His student evaluations have been superlative. Peer reviewers visiting Brown's classes judge his teaching performance as "excellent," "thoroughly planned" and "well executed.”

Since 2011, the enrollment of German majors and minors (currently at 98) has increased by 30 percent. Brown “has been an integral part of this rebirth in the language,” says Carter Smith, Chair of the Department of Languages.

Brown’s ability to inspire engagement with German language and culture has not been limited to his language classes, however. Through his Amish in America course, he brings his extensive scholarship on Pennsylvania Dutch to new audiences, cultivating more than just academic interest.

Over 90 percent of the students in Brown’s highly popular course on Amish history and culture come from the College of Nursing, “since they recognize the importance of better cultural understanding in dealing with the Amish when they visit area hospitals and clinics,” Dr. Smith points out.

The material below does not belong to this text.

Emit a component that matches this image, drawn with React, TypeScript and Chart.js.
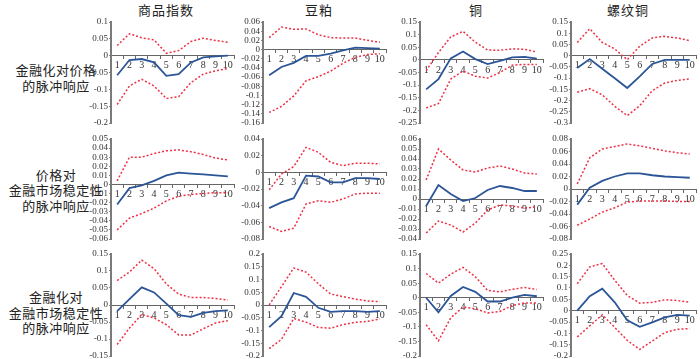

Pennsylvanian Dutch language and culture are what first attracted Brown to studying, and later teaching German.

“I was captivated by language at a very early age,” he says. “My grandmother and her sister would sit at our kitchen table and speak Pennsylvania Dutch, which to me was their secret language. I wanted to learn it and be part of their conversations.”

In his courses on German Anabaptist communities in the U.S., and his German language courses at UWEC, Brown consistently points to the relevance of cultural and linguistic learning in the modern working world.

“I draw concrete connections not only between the student’s passions, but also with their job prospects,” he says. “I show them that employers want workers with excellent communication skills.”

Brown’s own communication skills have enabled him to boost the stature of German language education at UWEC and in the broader community.

A traveling exhibit of the White Rose Resistance Movement from the German Historical Institute in Washington, DC, which Brown brought to the university, attracted over 300 students and teachers from middle and high schools in the Eau Claire and Twin Cities areas to come to the campus. Students learned about an important chapter in German history while discussing social justice and student involvement. Wisconsin high school teachers took part in a four-hour workshop on the topic.

In his teaching, scholarship, and advising, Brown always aims to break down the boundaries between the classroom and the “real world”. Achieving this constitutes his greatest success.

“My greatest accomplishment as a teacher of German is hearing from students experience their first time abroad. I love getting a quick note from a student, or an email, in which they make the connection between learning in my classroom and learning in immersion,” he says.

“I like to see my classes make a difference in their lives and allow them to experience something more global. It makes my classroom seem boundless.”